En outre, le représentant a salué la révision du programme d’enquête par le Procureur. La réduction du nombre de nouvelles mises en accusation ainsi que l’identification de 40 suspects dont les jugements seront déferrés aux juridictions nationales permettra au Tribunal d’achever son mandat d’ici à 2007-2008, a-t-il estimé. Il s’est dit préoccupé par les questions financières ainsi que celles concernant la gestion du Tribunal, se félicitant par ailleurs de l’interdiction du partage des honoraires entre les avocats et leurs clients. Il a également souligné la nécessité, pour que le Tribunal puisse atteindre ses objectifs, de mettre la population de la région au courant de ses activités, saluant à ce titre l’existence du Programme Outreach.
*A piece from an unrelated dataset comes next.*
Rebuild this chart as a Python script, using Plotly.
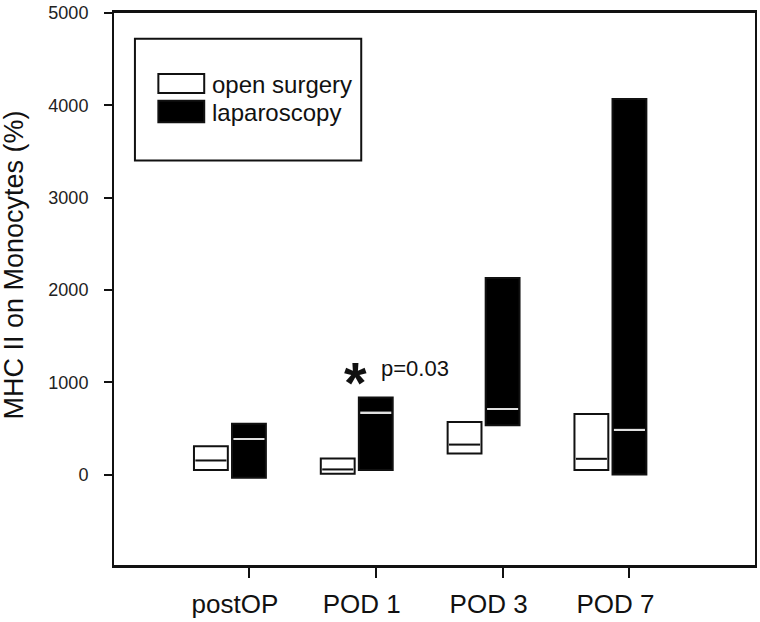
import plotly.graph_objects as go

# ---- data ----
categories = ["postOP", "POD 1", "POD 3", "POD 7"]
series_names = ["open surgery", "laparoscopy"]
open_min = [51, 11, 229, 51]
open_median = [154, 57, 326, 172]
open_max = [309, 176, 570, 657]
lap_min = [-32, 51, 535, 3]
lap_median = [388, 675, 714, 488]
lap_max = [552, 836, 2131, 4069]
y_ticks = [0, 1000, 2000, 3000, 4000, 5000]
p_label = "p=0.03"
y_title = "MHC II on Monocytes (%)"

# ---- layout constants ----
W, H = 760, 622
ML, MR, MT, MB = 114, 3, 12, 54
PW, PH = W - ML - MR, H - MT - MB
FONT = "Arial, Liberation Sans, sans-serif"
BAR_W = 0.267
MED_W = 0.245
OPEN_OFF = -0.30
MED_THICK_OPEN = 22   # line thickness expressed in y units (~2 px)
MED_THICK_LAP = 17


def px2paper_x(px):
    return (px - ML) / PW


def px2paper_y(py):
    return (H - MB - py) / PH


idx = list(range(len(categories)))
x_open = [i + OPEN_OFF for i in idx]
x_lap = idx

fig = go.Figure()
fig.add_trace(go.Bar(
    x=x_open, base=open_min,
    y=[hi - lo for hi, lo in zip(open_max, open_min)],
    width=BAR_W, name=series_names[0],
    marker=dict(color="white", line=dict(color="#111", width=2)),
    showlegend=False, hoverinfo="skip"))
fig.add_trace(go.Bar(
    x=x_lap, base=lap_min,
    y=[hi - lo for hi, lo in zip(lap_max, lap_min)],
    width=BAR_W, name=series_names[1],
    marker=dict(color="black", line=dict(color="#111", width=2)),
    showlegend=False, hoverinfo="skip"))
# median lines
fig.add_trace(go.Bar(
    x=x_open, base=[m - MED_THICK_OPEN / 2 for m in open_median],
    y=[MED_THICK_OPEN] * len(open_median), width=MED_W,
    marker=dict(color="#111", line=dict(width=0)),
    showlegend=False, hoverinfo="skip"))
fig.add_trace(go.Bar(
    x=x_lap, base=[m - MED_THICK_LAP / 2 for m in lap_median],
    y=[MED_THICK_LAP] * len(lap_median), width=MED_W,
    marker=dict(color="#e0e0e0", line=dict(width=0)),
    showlegend=False, hoverinfo="skip"))

shapes = [
    # legend box
    dict(type="rect", xref="paper", yref="paper",
         x0=px2paper_x(135), x1=px2paper_x(362),
         y0=px2paper_y(160.5), y1=px2paper_y(38),
         line=dict(color="#111", width=2), fillcolor="rgba(0,0,0,0)"),
    dict(type="rect", xref="paper", yref="paper",
         x0=px2paper_x(158.5), x1=px2paper_x(204.5),
         y0=px2paper_y(92.5), y1=px2paper_y(73.5),
         line=dict(color="#111", width=2), fillcolor="white"),
    dict(type="rect", xref="paper", yref="paper",
         x0=px2paper_x(158.5), x1=px2paper_x(204.5),
         y0=px2paper_y(122), y1=px2paper_y(100.5),
         line=dict(color="#111", width=2), fillcolor="black"),
]

annotations = [
    dict(text=series_names[0], xref="paper", yref="paper",
         x=px2paper_x(210), y=px2paper_y(84), xanchor="left", yanchor="middle",
         showarrow=False, font=dict(family=FONT, size=24, color="#111")),
    dict(text=series_names[1], xref="paper", yref="paper",
         x=px2paper_x(210), y=px2paper_y(112), xanchor="left", yanchor="middle",
         showarrow=False, font=dict(family=FONT, size=24, color="#111")),
    dict(text=y_title, xref="paper", yref="paper", textangle=-90,
         x=px2paper_x(14), y=px2paper_y(266), xanchor="center", yanchor="middle",
         showarrow=False, font=dict(family=FONT, size=27, color="#111")),
    dict(text=p_label, xref="paper", yref="paper",
         x=px2paper_x(380), y=px2paper_y(370), xanchor="left", yanchor="middle",
         showarrow=False, font=dict(family=FONT, size=22, color="#111")),
    dict(text="<b>*</b>", xref="paper", yref="paper",
         x=px2paper_x(356.5), y=px2paper_y(384), xanchor="center", yanchor="middle",
         showarrow=False, font=dict(family=FONT, size=58, color="#111")),
]

fig.update_layout(
    width=W, height=H,
    margin=dict(l=ML, r=MR, t=MT, b=MB, pad=0),
    plot_bgcolor="white", paper_bgcolor="white",
    barmode="overlay",
    shapes=shapes, annotations=annotations,
    xaxis=dict(
        range=[-1.064, 3.99], tickvals=idx, ticktext=categories,
        showgrid=False, zeroline=False,
        showline=True, linecolor="#111", linewidth=3, mirror=True,
        ticks="outside", ticklen=10, tickwidth=2, tickcolor="#111",
        ticklabelshift=-14, ticklabelstandoff=4,
        tickfont=dict(family=FONT, size=26, color="#111"),
    ),
    yaxis=dict(
        range=[-978, 5000], tickvals=y_ticks,
        showgrid=False, zeroline=False,
        showline=True, linecolor="#111", linewidth=2, mirror=True,
        ticks="outside", ticklen=8, tickwidth=2, tickcolor="#111",
        ticklabelstandoff=12,
        tickfont=dict(family=FONT, size=18, color="#222"),
    ),
)

fig.write_html(
    "out.html",
    config={"displayModeBar": False},
    post_script="document.body.style.margin='0';document.body.style.overflow='hidden';",
)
Enfin, le représentant a insisté sur la nécessité pour le TPIR de disposer des ressources financières nécessaire pour réaliser sa tache, estimant qu il devait bénéficier d’un appui politique, logistique et financier sans faille.
M. LIP YONG (Malaisie) a rappelé le soutien de la Malaisie aux activités du Tribunal pénal international pour le Rwanda, qui, aux côtés du Tribunal pénal international pour l’ex-Yougoslavie, servira de modèle à la Cour pénale internationale et au Tribunal spécial pour la Sierra Leone. Sa délégation note que le Tribunal a intégré à son fonctionnement le concept d’une justice orientée en faveur de la victime et destinée à lui obtenir réparation. Saluant le rapport annuel du Tribunal, qui fait état des progrès accomplis au cours de la période considérée, le représentant a rappelé que lors de la précédente Assemblée générale, sa délégation avait appuyé la création d’un pool de juges ad litem pour renforcer sa capacité d’action. Nous ne pouvons qu’exprimer notre satisfaction sur ce point, face à l’adoption à l’unanimité de la résolution 1431 (2002) pour le mettre en œuvre.
Se félicitant de la stratégie du Procureur de déléguer une quarantaine de procès à des juridictions nationales compétentes afin d’alléger l’activité du Tribunal, la Malaisie espère cependant que cette décision ne portera pas préjudice au droit de la victime à obtenir justice et à celui de l’accusé un procès équitable. Par ailleurs, les efforts du Greffier en vue d’améliorer la coopération entre le Tribunal et les Etats africains sont bienvenus, de même que la mise en place du programme Outreach qui a permis aux populations civiles du Rwanda de se familiariser avec ses activités. Le représentant a appuyé également les mesures prises par le Tribunal pour mettre un terme aux abus du système d’aide juridique. Enfin, il a salué les efforts faits en faveur d’une retransmission par satellite des témoignages émanant de personnes incapables de se déplacer à Arusha, comme au recours à la traduction simultanée afin d’optimiser la bonne marche des procès.